- _Goal_
Gather up the lines with the word "chart" in them.

- _Collected material_
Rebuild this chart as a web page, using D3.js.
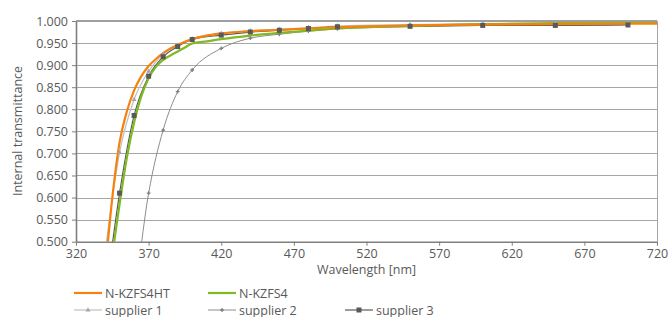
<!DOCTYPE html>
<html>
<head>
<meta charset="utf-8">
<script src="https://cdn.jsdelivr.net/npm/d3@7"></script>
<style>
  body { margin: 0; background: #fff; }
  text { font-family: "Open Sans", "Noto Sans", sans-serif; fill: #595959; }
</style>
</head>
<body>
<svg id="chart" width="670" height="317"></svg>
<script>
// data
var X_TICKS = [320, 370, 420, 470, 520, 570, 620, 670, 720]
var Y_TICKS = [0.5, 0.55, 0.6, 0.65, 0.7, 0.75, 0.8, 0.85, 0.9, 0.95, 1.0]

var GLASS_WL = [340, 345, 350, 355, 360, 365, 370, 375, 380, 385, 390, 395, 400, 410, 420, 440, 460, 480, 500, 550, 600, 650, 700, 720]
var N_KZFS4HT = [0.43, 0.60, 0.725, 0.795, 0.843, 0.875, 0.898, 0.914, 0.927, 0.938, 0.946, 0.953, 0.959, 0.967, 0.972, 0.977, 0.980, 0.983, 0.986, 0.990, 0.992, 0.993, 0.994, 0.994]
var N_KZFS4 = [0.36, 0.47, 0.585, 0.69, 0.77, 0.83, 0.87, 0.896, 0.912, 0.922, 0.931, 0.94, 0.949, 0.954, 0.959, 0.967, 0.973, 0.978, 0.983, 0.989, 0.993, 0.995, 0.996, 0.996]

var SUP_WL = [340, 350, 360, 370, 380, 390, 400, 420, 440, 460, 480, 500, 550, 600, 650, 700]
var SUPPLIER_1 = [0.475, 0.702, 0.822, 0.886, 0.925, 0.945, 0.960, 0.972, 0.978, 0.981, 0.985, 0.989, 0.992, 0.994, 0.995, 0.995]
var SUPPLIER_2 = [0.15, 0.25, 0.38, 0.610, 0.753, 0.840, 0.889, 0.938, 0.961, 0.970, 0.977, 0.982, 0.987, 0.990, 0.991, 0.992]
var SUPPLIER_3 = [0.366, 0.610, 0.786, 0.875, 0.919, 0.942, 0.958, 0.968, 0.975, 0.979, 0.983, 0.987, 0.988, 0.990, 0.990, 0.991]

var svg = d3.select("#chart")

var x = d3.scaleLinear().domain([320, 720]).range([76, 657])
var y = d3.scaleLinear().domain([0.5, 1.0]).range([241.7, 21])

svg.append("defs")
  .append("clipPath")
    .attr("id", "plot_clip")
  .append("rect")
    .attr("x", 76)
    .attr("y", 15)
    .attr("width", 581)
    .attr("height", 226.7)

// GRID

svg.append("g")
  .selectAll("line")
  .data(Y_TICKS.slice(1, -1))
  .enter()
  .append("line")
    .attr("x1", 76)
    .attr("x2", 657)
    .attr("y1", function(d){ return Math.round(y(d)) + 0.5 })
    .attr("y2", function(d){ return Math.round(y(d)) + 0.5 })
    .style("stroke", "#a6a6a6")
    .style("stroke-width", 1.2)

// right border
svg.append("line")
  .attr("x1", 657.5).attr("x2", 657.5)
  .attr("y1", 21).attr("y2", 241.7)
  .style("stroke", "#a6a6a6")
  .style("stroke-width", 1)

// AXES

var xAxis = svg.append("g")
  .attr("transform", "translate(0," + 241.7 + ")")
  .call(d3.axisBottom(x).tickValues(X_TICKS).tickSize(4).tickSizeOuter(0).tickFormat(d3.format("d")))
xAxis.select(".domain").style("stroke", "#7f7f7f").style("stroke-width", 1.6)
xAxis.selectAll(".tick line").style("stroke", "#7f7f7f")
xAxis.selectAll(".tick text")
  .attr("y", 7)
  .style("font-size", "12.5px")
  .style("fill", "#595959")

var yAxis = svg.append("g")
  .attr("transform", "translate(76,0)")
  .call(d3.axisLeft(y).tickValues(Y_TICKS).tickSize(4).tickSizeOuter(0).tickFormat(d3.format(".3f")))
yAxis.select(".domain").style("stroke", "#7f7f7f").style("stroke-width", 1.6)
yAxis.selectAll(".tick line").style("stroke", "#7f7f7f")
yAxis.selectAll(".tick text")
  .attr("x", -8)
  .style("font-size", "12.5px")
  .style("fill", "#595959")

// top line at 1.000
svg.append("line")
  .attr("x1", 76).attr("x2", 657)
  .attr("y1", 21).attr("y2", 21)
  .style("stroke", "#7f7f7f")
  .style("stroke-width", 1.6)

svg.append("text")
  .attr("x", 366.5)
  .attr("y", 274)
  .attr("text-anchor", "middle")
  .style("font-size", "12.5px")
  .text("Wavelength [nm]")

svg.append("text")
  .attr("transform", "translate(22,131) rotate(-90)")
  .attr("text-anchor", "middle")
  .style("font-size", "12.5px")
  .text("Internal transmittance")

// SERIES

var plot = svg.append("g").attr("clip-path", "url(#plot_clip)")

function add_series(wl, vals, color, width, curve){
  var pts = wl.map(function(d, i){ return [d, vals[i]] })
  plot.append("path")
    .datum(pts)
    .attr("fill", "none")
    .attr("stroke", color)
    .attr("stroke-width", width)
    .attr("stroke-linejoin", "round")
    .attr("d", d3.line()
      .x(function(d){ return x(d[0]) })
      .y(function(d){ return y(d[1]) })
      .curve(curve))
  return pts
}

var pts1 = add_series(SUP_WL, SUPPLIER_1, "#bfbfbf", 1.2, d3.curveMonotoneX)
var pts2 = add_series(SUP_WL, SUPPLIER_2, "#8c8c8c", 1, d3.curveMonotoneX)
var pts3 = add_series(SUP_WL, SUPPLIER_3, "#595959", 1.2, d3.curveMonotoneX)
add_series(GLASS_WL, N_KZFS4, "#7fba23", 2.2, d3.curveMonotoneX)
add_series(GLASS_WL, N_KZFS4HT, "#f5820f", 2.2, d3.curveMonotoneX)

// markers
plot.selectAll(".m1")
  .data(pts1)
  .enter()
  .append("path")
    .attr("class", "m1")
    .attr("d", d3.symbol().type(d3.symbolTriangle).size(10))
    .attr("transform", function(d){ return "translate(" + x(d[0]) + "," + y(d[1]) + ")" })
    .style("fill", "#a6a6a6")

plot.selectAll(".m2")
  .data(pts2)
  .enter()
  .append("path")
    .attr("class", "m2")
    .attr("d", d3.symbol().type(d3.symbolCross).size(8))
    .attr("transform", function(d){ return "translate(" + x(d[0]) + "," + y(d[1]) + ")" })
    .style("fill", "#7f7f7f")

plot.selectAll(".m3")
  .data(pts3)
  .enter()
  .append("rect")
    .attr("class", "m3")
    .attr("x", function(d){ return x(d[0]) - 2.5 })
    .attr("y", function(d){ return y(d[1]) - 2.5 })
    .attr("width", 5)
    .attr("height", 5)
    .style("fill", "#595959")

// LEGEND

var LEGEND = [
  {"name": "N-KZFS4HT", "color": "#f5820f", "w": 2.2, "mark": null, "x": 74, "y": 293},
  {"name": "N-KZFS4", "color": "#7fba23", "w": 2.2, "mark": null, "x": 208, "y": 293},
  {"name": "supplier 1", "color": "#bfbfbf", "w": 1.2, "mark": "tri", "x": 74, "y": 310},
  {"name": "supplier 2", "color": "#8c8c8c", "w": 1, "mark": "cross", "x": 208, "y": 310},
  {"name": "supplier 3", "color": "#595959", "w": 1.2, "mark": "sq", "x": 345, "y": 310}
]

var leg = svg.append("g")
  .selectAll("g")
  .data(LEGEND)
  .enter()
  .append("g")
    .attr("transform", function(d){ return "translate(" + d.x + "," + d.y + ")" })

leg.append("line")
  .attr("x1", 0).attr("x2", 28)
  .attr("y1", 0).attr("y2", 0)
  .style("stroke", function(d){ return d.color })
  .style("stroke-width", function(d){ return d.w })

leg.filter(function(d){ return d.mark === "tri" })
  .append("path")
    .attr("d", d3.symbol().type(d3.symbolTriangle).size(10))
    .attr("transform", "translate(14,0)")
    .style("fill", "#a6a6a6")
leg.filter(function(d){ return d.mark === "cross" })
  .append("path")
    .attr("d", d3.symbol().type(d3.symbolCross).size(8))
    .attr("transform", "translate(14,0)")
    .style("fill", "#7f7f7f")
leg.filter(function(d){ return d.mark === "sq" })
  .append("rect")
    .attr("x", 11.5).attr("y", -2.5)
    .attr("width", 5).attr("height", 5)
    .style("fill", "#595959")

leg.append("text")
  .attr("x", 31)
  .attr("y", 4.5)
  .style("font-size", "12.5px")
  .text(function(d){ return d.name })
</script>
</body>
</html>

- _Response for this exercise_
Rebuild this chart as a web page, using D3.js.
<svg id="chart" width="670" height="317"></svg>
var svg = d3.select("#chart")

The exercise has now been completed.